2.2.6 “Just ask an agent to write the code”

It’s what I did. Here are some of the issues I noticed:

  • Operations in the wrong order.
  • Trying to impute categorical features without encoding them as numerical values.
  • The datetime feature was encoded as a categorical (i.e, with dummmies).
  • Cells could not be executed in order without proper debugging and re-prompting.
  • pd.get_dummies was executed on the full dataframe, rather than only on the training split, leading to data leakage.

This means that I had to spend time re-prompting the model to get it to run, and that’s (intentionally) without removing the leakage.

2.3 Waking up from a nightmare

Thankfully, we live in a world where we can import skrub. Let’s see what we can get if we use skrub.tabular_pipeline.

from skrub import tabular_pipeline

# Perform cross-validation (5-fold)
cv_results = cross_validate(tabular_pipeline("regression"), X, y, cv=5, 
                            scoring=['r2', 'neg_mean_squared_error'],
                            return_train_score=True)

# Convert MSE to RMSE
train_rmse = np.sqrt(-cv_results['train_neg_mean_squared_error'])
test_rmse = np.sqrt(-cv_results['test_neg_mean_squared_error'])

# Display results
print("Cross-Validation Results:")
print(f"Mean test R²: {cv_results['test_r2'].mean():.4f} (+/- {cv_results['test_r2'].std():.4f})")
print(f"Mean test RMSE: {test_rmse.mean():.4f} (+/- {test_rmse.std():.4f})")
/Users/rcap/work/skrub-tutorials/.pixi/envs/doc/lib/python3.14/site-packages/sklearn/utils/validation.py:1352: DataConversionWarning: A column-vector y was passed when a 1d array was expected. Please change the shape of y to (n_samples, ), for example using ravel().
  y = column_or_1d(y, warn=True)
/Users/rcap/work/skrub-tutorials/.pixi/envs/doc/lib/python3.14/site-packages/sklearn/utils/validation.py:1352: DataConversionWarning: A column-vector y was passed when a 1d array was expected. Please change the shape of y to (n_samples, ), for example using ravel().
  y = column_or_1d(y, warn=True)
/Users/rcap/work/skrub-tutorials/.pixi/envs/doc/lib/python3.14/site-packages/sklearn/utils/validation.py:1352: DataConversionWarning: A column-vector y was passed when a 1d array was expected.

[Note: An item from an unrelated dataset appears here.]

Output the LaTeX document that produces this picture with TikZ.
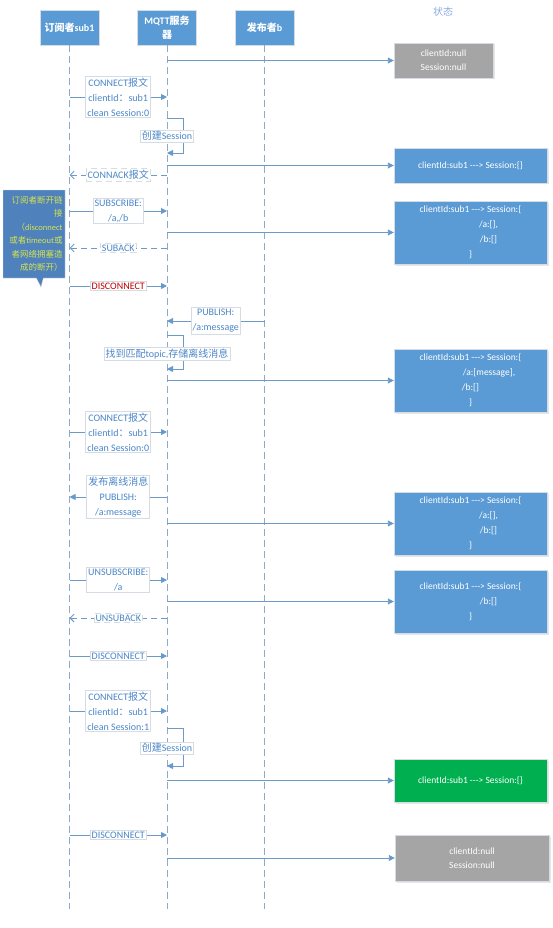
\documentclass[tikz,border=0pt]{standalone}
\usepackage{fontspec}
\setmainfont{Carlito}
\newfontfamily\cjk{Noto Sans CJK SC}
\newcommand{\zhs}[1]{{\cjk #1}}
\usetikzlibrary{positioning,arrows.meta,shapes.callouts,shadows}
\definecolor{hdrblue}{HTML}{5B9BD5}
\definecolor{lifegray}{HTML}{8EAACB}
\definecolor{msgblue}{HTML}{6E9AC9}
\definecolor{lbltext}{HTML}{4A86C8}
\definecolor{lblborder}{HTML}{D6DCE4}
\definecolor{stgray}{HTML}{A5A5A5}
\definecolor{stgreen}{HTML}{00B050}
\definecolor{notefill}{HTML}{4F81BD}
\definecolor{notetext}{HTML}{D7E44C}
\definecolor{titletext}{HTML}{8EAADB}
\definecolor{discred}{HTML}{C00000}

\begin{document}
\begin{tikzpicture}[x=1pt,y=-1pt,
  actor/.style={draw=lblborder,fill=hdrblue,minimum width=59pt,minimum height=35pt,text=white,
    font=\bfseries\fontsize{10}{14}\selectfont,align=center,inner sep=1pt},
  lifeline/.style={draw=lifegray,line width=1pt,dash pattern=on 7pt off 4pt},
  msg/.style={draw=msgblue,line width=0.9pt,-{Triangle[length=6pt,width=6pt,fill=hdrblue]}},
  reply/.style={draw=msgblue,line width=0.9pt,dash pattern=on 6pt off 4pt,-{Straight Barb[length=4pt,width=8pt]}},
  lbl/.style={fill=white,draw=lblborder,text=lbltext,font=\fontsize{10}{15}\selectfont,align=center,inner sep=1.5pt},
  statebox/.style={draw=lblborder,fill=hdrblue,text=white,minimum width=153pt,
    font=\fontsize{9.5}{15}\selectfont,align=center,
    drop shadow={opacity=0.2,shadow xshift=1.5pt,shadow yshift=-1.5pt}},
  notebox/.style={rectangle callout,draw=lblborder,fill=notefill,text=notetext,text width=57pt,
    minimum height=88pt,align=right,inner sep=2.5pt,font=\fontsize{8.5}{13.5}\selectfont}]
\useasboundingbox (0,0) rectangle (553,928);

\node[actor] (sub) at (69.5,27.5) {\zhs{订阅者}sub1};
\node[actor] (srv) at (167,27.5) {MQTT\zhs{服务}\\\zhs{器}};
\node[actor] (pub) at (264.5,27.5) {\zhs{发布者}b};
\node[text=titletext,font=\fontsize{10}{12}\selectfont] (title) at (443,12) {\zhs{状态}};

\coordinate (subend) at (sub.south |- 0,909);
\coordinate (srvend) at (srv.south |- 0,909);
\coordinate (pubend) at (pub.south |- 0,909);
\draw[lifeline] (sub.south) -- (subend);
\draw[lifeline] (srv.south) -- (srvend);
\draw[lifeline] (pub.south) -- (pubend);

\foreach \m/\y in {conna/97,connacka/175,subs/211,suback/248,disca/286,publ/321,connb/432,
  offl/497,unsub/580,unsuback/618,discb/656,connc/711,discc/835,
  loopa/118,loopae/153,loopb/335,loopbe/369,loopc/728,loopce/766}
  {\coordinate (a\m) at (sub.south |- 0,\y);
   \coordinate (b\m) at (srv.south |- 0,\y);
   \coordinate (c\m) at (pub.south |- 0,\y);}

% states
\node[statebox,fill=stgray,minimum width=99pt,minimum height=35pt] (st0) at (443.5,60.5) {clientId:null\\[-1pt]Session:null};
\node[statebox,minimum height=35pt] (st1) at (470.5,165.5) {clientId:sub1 -{}-{}-> Session:\{\}};
\node[statebox,minimum height=63pt] (st2) at (470.5,232.5)
  {clientId:sub1 -{}-{}-> Session:\{\\\hspace*{36pt}/a:[],\\\hspace*{36pt}/b:[]\\\}};
\node[statebox,minimum height=63pt] (st3) at (470.5,380.5)
  {clientId:sub1 -{}-{}-> Session:\{\\\hspace*{37pt}/a:[message],\\/b:[]\\\}};
\node[statebox,minimum height=63pt] (st4) at (470.5,523.5)
  {clientId:sub1 -{}-{}-> Session:\{\\\hspace*{36pt}/a:[],\\\hspace*{36pt}/b:[]\\\}};
\node[statebox,minimum height=63pt] (st5) at (470.5,601.5)
  {clientId:sub1 -{}-{}-> Session:\{\\\hspace*{36pt}/b:[]\\\}};
\node[statebox,fill=stgreen,minimum height=43pt] (st6) at (470.5,780.5) {clientId:sub1 -{}-{}-> Session:\{\}};
\node[statebox,fill=stgray,minimum width=154pt,minimum height=46pt] (st7) at (472,858) {clientId:null\\[-1pt]Session:null};
\foreach \s in {st0,st1,st2,st3,st4,st5,st6,st7}
  \draw[msg] (srv.south |- \s.west) -- (\s.west);

% messages
\draw[msg] (aconna) -- node[lbl] {CONNECT\zhs{报文}\\clientId\zhs{：}sub1\\clean Session:0} (bconna);
\draw[msg] (bloopa) -- ++(16,0) |- (bloopae);
\node[lbl] (loopalbl) at (167,136) {\zhs{创建}Session};
\draw[reply] (bconnacka) -- node[lbl] {CONNACK\zhs{报文}} (aconnacka);
\draw[msg] (asubs) -- node[lbl] {SUBSCRIBE:\\/a,/b} (bsubs);
\draw[reply] (bsuback) -- node[lbl] {SUBACK} (asuback);
\draw[msg] (adisca) -- node[lbl,text=discred] {DISCONNECT} (bdisca);
\node[notebox,callout absolute pointer={(41,287)}] (note) at (34,234)
  {\zhs{订阅者断开链}\\\zhs{接}\\\zhs{（}disconnect\\\zhs{或者}timeout\zhs{或}\\\zhs{者网络拥塞造}\\\zhs{成的断开）}};
\draw[msg] (cpubl) -- node[lbl] {PUBLISH:\\/a:message} (bpubl);
\draw[msg] (bloopb) -- ++(16,0) |- (bloopbe);
\node[lbl] (loopblbl) at (167,354) {\zhs{找到匹配}topic,\zhs{存储离线消息}};
\draw[msg] (aconnb) -- node[lbl] {CONNECT\zhs{报文}\\clientId\zhs{：}sub1\\clean Session:0} (bconnb);
\draw[msg] (boffl) -- node[lbl] {\zhs{发布离线消息}\\PUBLISH:\\/a:message} (aoffl);
\draw[msg] (aunsub) -- node[lbl] {UNSUBSCRIBE:\\/a} (bunsub);
\draw[reply] (bunsuback) -- node[lbl] {UNSUBACK} (aunsuback);
\draw[msg] (adiscb) -- node[lbl] {DISCONNECT} (bdiscb);
\draw[msg] (aconnc) -- node[lbl] {CONNECT\zhs{报文}\\clientId\zhs{：}sub1\\clean Session:1} (bconnc);
\draw[msg] (bloopc) -- ++(16,0) |- (bloopce);
\node[lbl] (loopclbl) at (167,748) {\zhs{创建}Session};
\draw[msg] (adiscc) -- node[lbl] {DISCONNECT} (bdiscc);
\end{tikzpicture}
\end{document}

Please change the shape of y to (n_samples, ), for example using ravel().
  y = column_or_1d(y, warn=True)
/Users/rcap/work/skrub-tutorials/.pixi/envs/doc/lib/python3.14/site-packages/sklearn/utils/validation.py:1352: DataConversionWarning: A column-vector y was passed when a 1d array was expected. Please change the shape of y to (n_samples, ), for example using ravel().
  y = column_or_1d(y, warn=True)
/Users/rcap/work/skrub-tutorials/.pixi/envs/doc/lib/python3.14/site-packages/sklearn/utils/validation.py:1352: DataConversionWarning: A column-vector y was passed when a 1d array was expected. Please change the shape of y to (n_samples, ), for example using ravel().
  y = column_or_1d(y, warn=True)
Cross-Validation Results:
Mean test R²: 0.9105 (+/- 0.0160)
Mean test RMSE: 8698.4600 (+/- 1053.9529)

All the code from before, the tokens and the debugging are replaced by a single import that gives better results.

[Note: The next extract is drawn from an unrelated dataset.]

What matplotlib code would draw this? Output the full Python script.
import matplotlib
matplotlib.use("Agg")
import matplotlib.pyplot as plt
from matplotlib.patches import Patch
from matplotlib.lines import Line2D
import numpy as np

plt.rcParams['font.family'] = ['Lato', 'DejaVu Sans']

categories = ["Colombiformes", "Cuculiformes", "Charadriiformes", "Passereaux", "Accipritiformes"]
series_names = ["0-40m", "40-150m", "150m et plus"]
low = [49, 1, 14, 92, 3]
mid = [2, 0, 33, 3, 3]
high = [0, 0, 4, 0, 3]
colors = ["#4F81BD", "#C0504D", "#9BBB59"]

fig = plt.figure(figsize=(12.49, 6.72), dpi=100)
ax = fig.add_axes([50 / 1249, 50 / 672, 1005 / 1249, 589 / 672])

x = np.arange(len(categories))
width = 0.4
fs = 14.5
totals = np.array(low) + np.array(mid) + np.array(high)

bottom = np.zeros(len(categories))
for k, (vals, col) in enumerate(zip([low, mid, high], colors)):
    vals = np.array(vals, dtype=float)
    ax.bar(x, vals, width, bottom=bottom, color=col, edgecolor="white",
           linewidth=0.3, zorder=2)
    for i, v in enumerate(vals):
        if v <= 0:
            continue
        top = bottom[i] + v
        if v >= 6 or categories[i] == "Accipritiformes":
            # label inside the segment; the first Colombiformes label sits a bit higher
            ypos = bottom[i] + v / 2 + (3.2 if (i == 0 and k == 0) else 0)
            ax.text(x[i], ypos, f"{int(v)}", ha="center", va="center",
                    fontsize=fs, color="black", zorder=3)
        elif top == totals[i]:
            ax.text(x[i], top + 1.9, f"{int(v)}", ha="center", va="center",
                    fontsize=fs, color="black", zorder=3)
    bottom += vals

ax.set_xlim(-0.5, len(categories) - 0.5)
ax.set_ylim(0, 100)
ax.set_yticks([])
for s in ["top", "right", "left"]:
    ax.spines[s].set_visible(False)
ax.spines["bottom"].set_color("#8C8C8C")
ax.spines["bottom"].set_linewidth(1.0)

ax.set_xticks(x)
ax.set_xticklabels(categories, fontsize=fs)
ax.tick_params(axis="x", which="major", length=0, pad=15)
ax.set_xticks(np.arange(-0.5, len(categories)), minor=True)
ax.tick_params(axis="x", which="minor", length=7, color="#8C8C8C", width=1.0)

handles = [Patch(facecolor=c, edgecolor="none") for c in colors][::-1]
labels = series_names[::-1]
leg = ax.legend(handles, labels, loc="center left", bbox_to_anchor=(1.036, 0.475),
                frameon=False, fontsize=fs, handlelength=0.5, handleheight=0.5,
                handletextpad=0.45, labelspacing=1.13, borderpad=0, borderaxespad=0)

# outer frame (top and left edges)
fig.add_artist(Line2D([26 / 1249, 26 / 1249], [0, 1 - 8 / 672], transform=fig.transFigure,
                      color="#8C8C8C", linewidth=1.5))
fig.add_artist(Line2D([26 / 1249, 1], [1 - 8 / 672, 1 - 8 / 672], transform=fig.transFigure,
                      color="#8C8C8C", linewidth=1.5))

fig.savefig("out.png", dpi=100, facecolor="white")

Throughout the tutorial, we will see how each step can be simplified, replaced, or improved using skrub features, going through the various features until we get to the tabular_pipeline.

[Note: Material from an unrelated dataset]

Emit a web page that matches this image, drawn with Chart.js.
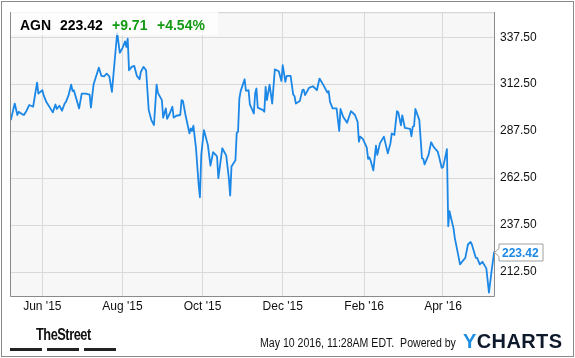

2.4 Roadmap for the course

We are going to build what could be a typicial pre-processing pipeline:

  1. We will explore the data to identify possible problems and figure out what needs to be cleaned.
  2. We will then sanitize the data to address some common problems.
  3. There will be an intermission on various skrub features that simplify.
  4. Then, we will show how to perform feature engineering using various skrub encoders.
  5. Finally, we will show how we can put everything together.